Kein Wettlauf um Computereinsatz

"Uns geht es um ein erweitertes Verständnis der Auseinandersetzung mit den neuen Technologien, das ein mehrperspektivisches Nachgehen nach den ökonomischen, sozialen, persönlichen und ethnischen Aspekten der neuen Technologien beinhaltet. Informatik ist hier lediglich ein Aufgabenbereich", skizzierte Georg-Berndt Oschatz, niedersächsischer Kultusminister und Präsident der Ständigen Konferenz der Kultusminister (KMK). Für die Bildungsverwaltung komme es deshalb darauf an, gründlich durchdachte Versuche zu initiieren, in denen die Auseinandersetzung mit der neuen Technik in der Schule durchgeführt und zugleich mit ebensolcher Intensität überprüft werde, was sinnvoll, vertretbar und vervantwortbar sei. Es könne also nicht bedeuten, sich an dem Wettlauf um die schnellstmögliche Einführung von Computern zu beteiligen.

Diese Entwicklung wirke sich in der Schule ambivalent aus: zum einen Rationalisierung des Lernens, Entlastung des Lehrers von Routine, zum anderen Lernen und Lehren als interaktiver und kommunikativer Prozeß des sozialen Handelns. Solche Gegensätze riefen nicht nur Verunsicherung hervor, sondern führten zu einer Infragestellung oder Überprüfung der Bildungsinhalte.
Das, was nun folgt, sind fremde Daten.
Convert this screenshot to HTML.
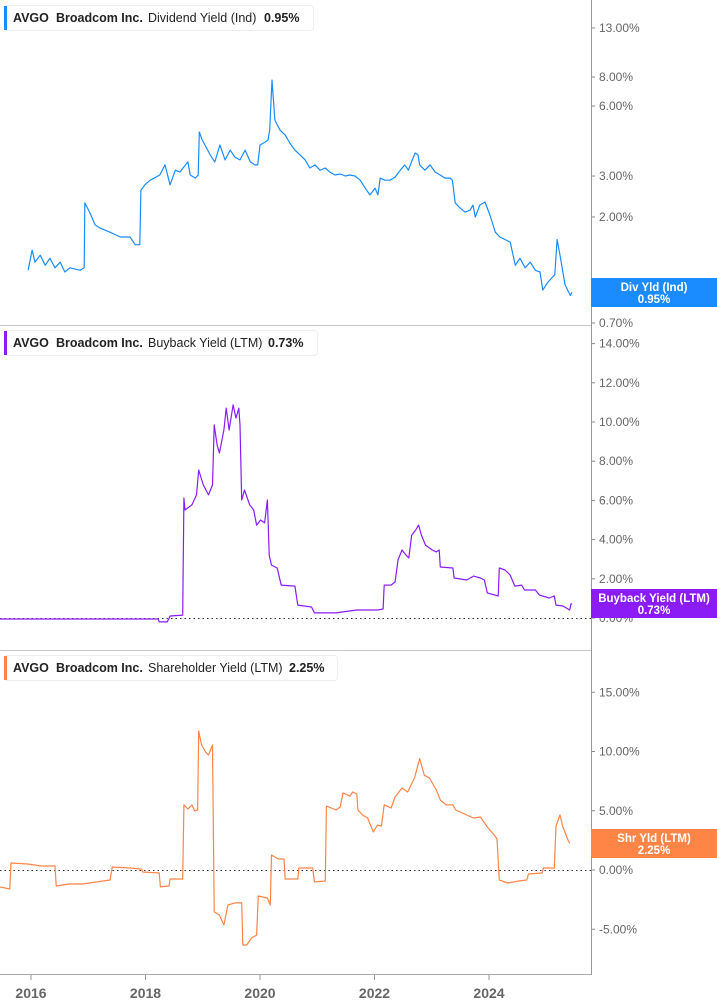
<!DOCTYPE html>
<html><head><meta charset="utf-8"><style>
body{margin:0;background:#fff;font-family:"Liberation Sans",sans-serif}
svg{display:block}
.tk{font-size:12px;fill:#666}
.yr{font-size:14px;font-weight:bold;fill:#666}
.lg{font-size:12.5px;font-weight:bold;fill:#222}
.lgn{font-size:12.5px;fill:#222}
.bl{font-size:11.5px;font-weight:bold;fill:#fff}
</style></head><body>
<svg id="c" width="717" height="1005" viewBox="0 0 717 1005">
<rect width="717" height="1005" fill="#fff"/>
<line x1="0" y1="325.5" x2="591" y2="325.5" stroke="#c8c8c8"/>
<line x1="0" y1="650.5" x2="591" y2="650.5" stroke="#c8c8c8"/>
<line x1="0" y1="974.5" x2="591" y2="974.5" stroke="#aaa"/>
<line x1="591.5" y1="0" x2="591.5" y2="975" stroke="#999"/>
<line x1="0" y1="618.5" x2="591" y2="618.5" stroke="#333" stroke-dasharray="1.5,3"/>
<line x1="0" y1="870.5" x2="591" y2="870.5" stroke="#333" stroke-dasharray="1.5,3"/>
<g id="axes"></g>
<g id="series"></g>
<g>
<rect x="4.5" y="5.5" width="309" height="25" rx="3" fill="#fff" stroke="#eee"/>
<rect x="4" y="6" width="3" height="24" fill="#1a8cff"/>
<text x="13" y="22" class="lg">AVGO</text><text x="56" y="22" class="lg">Broadcom Inc.</text>
<text x="148" y="22" class="lgn">Dividend Yield (Ind)</text><text x="264" y="22" class="lg">0.95%</text>
</g>
<g>
<rect x="4.5" y="330.5" width="313" height="25" rx="3" fill="#fff" stroke="#eee"/>
<rect x="4" y="331" width="3" height="24" fill="#8b1cf5"/>
<text x="13" y="347" class="lg">AVGO</text><text x="56" y="347" class="lg">Broadcom Inc.</text>
<text x="148" y="347" class="lgn">Buyback Yield (LTM)</text><text x="268" y="347" class="lg">0.73%</text>
</g>
<g>
<rect x="4.5" y="655.5" width="333" height="25" rx="3" fill="#fff" stroke="#eee"/>
<rect x="4" y="656" width="3" height="24" fill="#ff8547"/>
<text x="13" y="672" class="lg">AVGO</text><text x="56" y="672" class="lg">Broadcom Inc.</text>
<text x="148" y="672" class="lgn">Shareholder Yield (LTM)</text><text x="289" y="672" class="lg">2.25%</text>
</g>
<g>
<rect x="591" y="278" width="126" height="29" fill="#1a8cff"/>
<text x="654" y="291" text-anchor="middle" class="bl">Div Yld (Ind)</text><text x="654" y="303" text-anchor="middle" class="bl">0.95%</text>
</g>
<g>
<rect x="591" y="589" width="126" height="29" fill="#8b1cf5"/>
<text x="654" y="602" text-anchor="middle" class="bl">Buyback Yield (LTM)</text><text x="654" y="614" text-anchor="middle" class="bl">0.73%</text>
</g>
<g>
<rect x="591" y="829" width="126" height="29" fill="#ff8547"/>
<text x="654" y="842" text-anchor="middle" class="bl">Shr Yld (LTM)</text><text x="654" y="854" text-anchor="middle" class="bl">2.25%</text>
</g>
</svg>
<script>
const NS='http://www.w3.org/2000/svg';
const divYears=[2015.95,2016.02,2016.07,2016.16,2016.25,2016.33,2016.42,2016.51,2016.59,2016.68,2016.86,2016.93,2016.94,2017.03,2017.12,2017.21,2017.38,2017.56,2017.73,2017.82,2017.9,2017.92,2017.99,2018.08,2018.25,2018.34,2018.43,2018.52,2018.6,2018.74,2018.78,2018.87,2018.92,2018.94,2018.99,2019.13,2019.21,2019.3,2019.39,2019.48,2019.56,2019.65,2019.74,2019.83,2019.91,2019.96,2020.0,2020.09,2020.14,2020.17,2020.21,2020.26,2020.35,2020.44,2020.52,2020.61,2020.7,2020.79,2020.87,2020.96,2021.05,2021.14,2021.22,2021.31,2021.4,2021.49,2021.57,2021.66,2021.75,2021.84,2021.92,2022.01,2022.06,2022.1,2022.18,2022.27,2022.36,2022.45,2022.53,2022.59,2022.66,2022.71,2022.76,2022.79,2022.88,2022.97,2023.06,2023.15,2023.23,2023.32,2023.36,2023.41,2023.49,2023.58,2023.67,2023.72,2023.76,2023.84,2023.93,2024.02,2024.11,2024.19,2024.28,2024.37,2024.46,2024.54,2024.63,2024.72,2024.81,2024.89,2024.94,2025.03,2025.15,2025.19,2025.24,2025.33,2025.42,2025.45];
const divValues=[1.18,1.44,1.28,1.37,1.24,1.33,1.21,1.28,1.16,1.21,1.18,1.21,2.30,2.08,1.85,1.79,1.72,1.64,1.64,1.52,1.52,2.61,2.75,2.88,3.03,3.35,2.75,3.18,3.12,3.45,3.03,2.94,3.03,4.64,4.29,3.70,3.45,4.08,3.52,3.88,3.62,3.52,3.88,3.45,3.35,3.35,4.08,4.20,4.29,4.73,7.76,5.22,4.73,4.50,4.16,3.88,3.70,3.52,3.25,3.35,3.18,3.25,3.12,3.03,3.06,3.00,3.03,3.00,2.88,2.66,2.49,2.66,2.49,2.94,2.88,2.88,2.97,3.18,3.35,3.18,3.52,3.77,3.70,3.35,3.18,3.35,3.12,3.03,2.94,2.94,2.88,2.30,2.19,2.10,2.14,2.25,2.00,2.25,2.32,2.03,1.72,1.64,1.60,1.56,1.24,1.33,1.21,1.28,1.18,1.16,0.97,1.05,1.13,1.60,1.37,1.02,0.92,0.95];
const bbYears=[2015.46,2018.22,2018.24,2018.38,2018.43,2018.65,2018.67,2018.69,2018.81,2018.89,2018.93,2019.01,2019.1,2019.17,2019.2,2019.25,2019.29,2019.37,2019.41,2019.46,2019.53,2019.58,2019.63,2019.65,2019.68,2019.73,2019.82,2019.89,2019.94,2020.01,2020.08,2020.13,2020.16,2020.2,2020.3,2020.37,2020.61,2020.66,2020.9,2020.95,2021.33,2021.45,2021.69,2022.05,2022.15,2022.17,2022.29,2022.36,2022.41,2022.48,2022.55,2022.6,2022.65,2022.72,2022.77,2022.82,2022.89,2023.01,2023.08,2023.13,2023.15,2023.37,2023.39,2023.61,2023.73,2023.85,2023.92,2023.97,2024.16,2024.18,2024.28,2024.37,2024.45,2024.57,2024.62,2024.81,2024.88,2025.05,2025.14,2025.17,2025.29,2025.41,2025.43,2025.45];
const bbValues=[-0.05,-0.05,-0.2,-0.2,0.1,0.15,6.12,5.51,5.77,6.28,7.55,6.79,6.28,6.79,9.85,8.83,8.42,9.59,10.71,9.59,10.87,10.2,10.71,9.85,6.02,6.53,5.77,5.51,4.74,5.0,4.85,6.02,3.21,2.7,2.55,1.68,1.63,0.66,0.56,0.26,0.26,0.31,0.41,0.41,0.46,1.68,1.68,1.84,2.96,3.47,3.21,3.06,4.23,4.49,4.74,4.23,3.72,3.47,3.37,3.47,2.6,2.55,2.04,1.94,2.14,2.04,1.94,1.28,1.12,2.55,2.45,2.19,1.63,1.68,1.43,1.43,1.17,1.02,1.12,0.66,0.61,0.41,0.71,0.73];
const shYears=[2015.46,2015.63,2015.65,2015.94,2016.18,2016.42,2016.44,2016.66,2016.9,2017.14,2017.38,2017.42,2017.74,2017.93,2017.95,2018.24,2018.26,2018.41,2018.43,2018.65,2018.67,2018.74,2018.81,2018.86,2018.91,2018.93,2018.98,2019.05,2019.1,2019.17,2019.2,2019.29,2019.37,2019.44,2019.56,2019.68,2019.7,2019.77,2019.85,2019.94,2019.97,2020.13,2020.18,2020.2,2020.32,2020.42,2020.44,2020.66,2020.68,2020.92,2020.95,2021.14,2021.16,2021.33,2021.4,2021.45,2021.57,2021.62,2021.69,2021.71,2021.79,2021.88,2021.98,2022.05,2022.12,2022.17,2022.29,2022.36,2022.48,2022.58,2022.7,2022.79,2022.87,2022.96,2023.08,2023.15,2023.25,2023.37,2023.42,2023.61,2023.73,2023.85,2023.97,2024.09,2024.14,2024.18,2024.33,2024.52,2024.66,2024.69,2024.93,2024.95,2025.14,2025.17,2025.24,2025.29,2025.38,2025.41];
const shValues=[-1.43,-1.6,0.59,0.51,0.34,0.34,-1.35,-1.18,-1.18,-1.01,-0.84,0.25,0.17,0.08,-0.17,-0.25,-1.43,-1.35,-0.76,-0.76,5.49,5.15,5.49,4.98,5.06,11.73,10.55,9.96,9.7,10.55,-3.54,-3.8,-4.64,-2.95,-2.78,-2.78,-6.33,-6.33,-5.74,-5.49,-2.19,-2.36,-2.95,1.27,0.93,0.93,-0.76,-0.76,0.17,0.17,-1.01,-0.93,5.4,5.06,5.32,6.5,6.24,6.58,6.41,5.06,4.64,4.39,3.21,3.8,3.71,5.49,5.23,6.16,6.92,6.58,7.8,9.4,8.0,7.76,6.75,5.91,5.49,5.49,5.06,4.64,4.39,4.47,3.63,2.95,2.62,-0.84,-1.1,-0.93,-0.84,-0.34,-0.25,0.17,0.17,3.71,4.64,3.63,2.53,2.25];
const divTicks=[13,8,6,3,2,1,0.7];
const divTickLabels=['13.00%','8.00%','6.00%','3.00%','2.00%','1.00%','0.70%'];
const bbTicks=[14,12,10,8,6,4,2,0];
const bbTickLabels=['14.00%','12.00%','10.00%','8.00%','6.00%','4.00%','2.00%','0.00%'];
const shTicks=[15,10,5,0,-5];
const shTickLabels=['15.00%','10.00%','5.00%','0.00%','-5.00%'];
const yearTicks=[2016,2018,2020,2022,2024];
const yearTickLabels=['2016','2018','2020','2022','2024'];

const X=t=>31+(t-2016)*57.25;
const Ydiv=v=>217-101*Math.log(v/2);
const Ybb=v=>618-19.6*v;
const Ysh=v=>870-11.85*v;
const axes=document.getElementById('axes'),series=document.getElementById('series');
function tick(g,y,label,name){
  const l=document.createElementNS(NS,'line');
  l.setAttribute('x1',592);l.setAttribute('x2',595);l.setAttribute('y1',y);l.setAttribute('y2',y);l.setAttribute('stroke','#888');
  
  
  g.appendChild(l);
  const t=document.createElementNS(NS,'text');
  t.setAttribute('x',599);t.setAttribute('y',y+4);t.setAttribute('class','tk');t.textContent=label;
  
  
  g.appendChild(t);
}
divTicks.forEach((v,i)=>tick(axes,Ydiv(v),divTickLabels[i],'dividend-y-tick'));
bbTicks.forEach((v,i)=>tick(axes,Ybb(v),bbTickLabels[i],'buyback-y-tick'));
shTicks.forEach((v,i)=>tick(axes,Ysh(v),shTickLabels[i],'shareholder-y-tick'));
yearTicks.forEach((yr,i)=>{
  const x=X(yr);
  const l=document.createElementNS(NS,'line');
  l.setAttribute('x1',x);l.setAttribute('x2',x);l.setAttribute('y1',975);l.setAttribute('y2',980);l.setAttribute('stroke','#999');
  
  
  axes.appendChild(l);
  const t=document.createElementNS(NS,'text');
  t.setAttribute('x',x);t.setAttribute('y',998);t.setAttribute('text-anchor','middle');t.setAttribute('class','yr');t.textContent=yearTickLabels[i];
  
  
  axes.appendChild(t);
});
function line(xs,vs,Y,color,name){
  const p=document.createElementNS(NS,'path');
  p.setAttribute('d',xs.map((t,i)=>(i?'L':'M')+X(t).toFixed(1)+','+Y(vs[i]).toFixed(1)).join(''));
  p.setAttribute('fill','none');p.setAttribute('stroke',color);p.setAttribute('stroke-width','1.2');p.setAttribute('stroke-linejoin','round');
  
  
  series.appendChild(p);
}
line(divYears,divValues,Ydiv,'#1a8cff','dividend-yield-line');
line(bbYears,bbValues,Ybb,'#8b1cf5','buyback-yield-line');
line(shYears,shValues,Ysh,'#ff8547','shareholder-yield-line');
</script>
</body></html>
Der Präsident der KMK stellte als Anforderungen an Bildung und Ausbildung heraus, daß informationstechnisches Know-how für die BRD eine wesentliche volkswirtschaftliche Voraussetzung bilde, Der technisch- und sozialökonoinische sowie sozio-kulturelle Entwicklungsstand mit Qualifikationen, Einstellungen und Akzeptanzen gestalten sich zu einer wichtigen Wettbewerbsgröße anderen hochentwickelten Volkswirtschaften gegenüber.

Für den Erwerbstätigen würden zunehmend solche Bildungsvoraussetzungen wichtig, die "Verfolgung, Teilhabe und damit existentielle Bewältigung" technischer und ökonomischer Veränderungen ermöglichten.

Für den politischen Kontex betonte Oschatz, daß der Willensbildungsprozeß in einer Demokratie "frei zugängliche und umfassende informationen" voraussetze. Dabei käme mit wachsender Informationsmenge und zunehmenden Informationsmöglichkeiten darauf an, den Bürger mit vertraut zu machen und ihn die Beschaffung und Verarbeitung von informationen vorzubereiten.

Referate über didaktische Konzeptionen des Informatikunterrichts in verschiedenen Schultypen und Tutorials zu den Themen wie Auswirkung und Trends der Informatik sowie DV-Anwendungen galten den erwarteten Zielgruppen aus Schule, Wissenschaft, Wirtschaft und Verwaltung.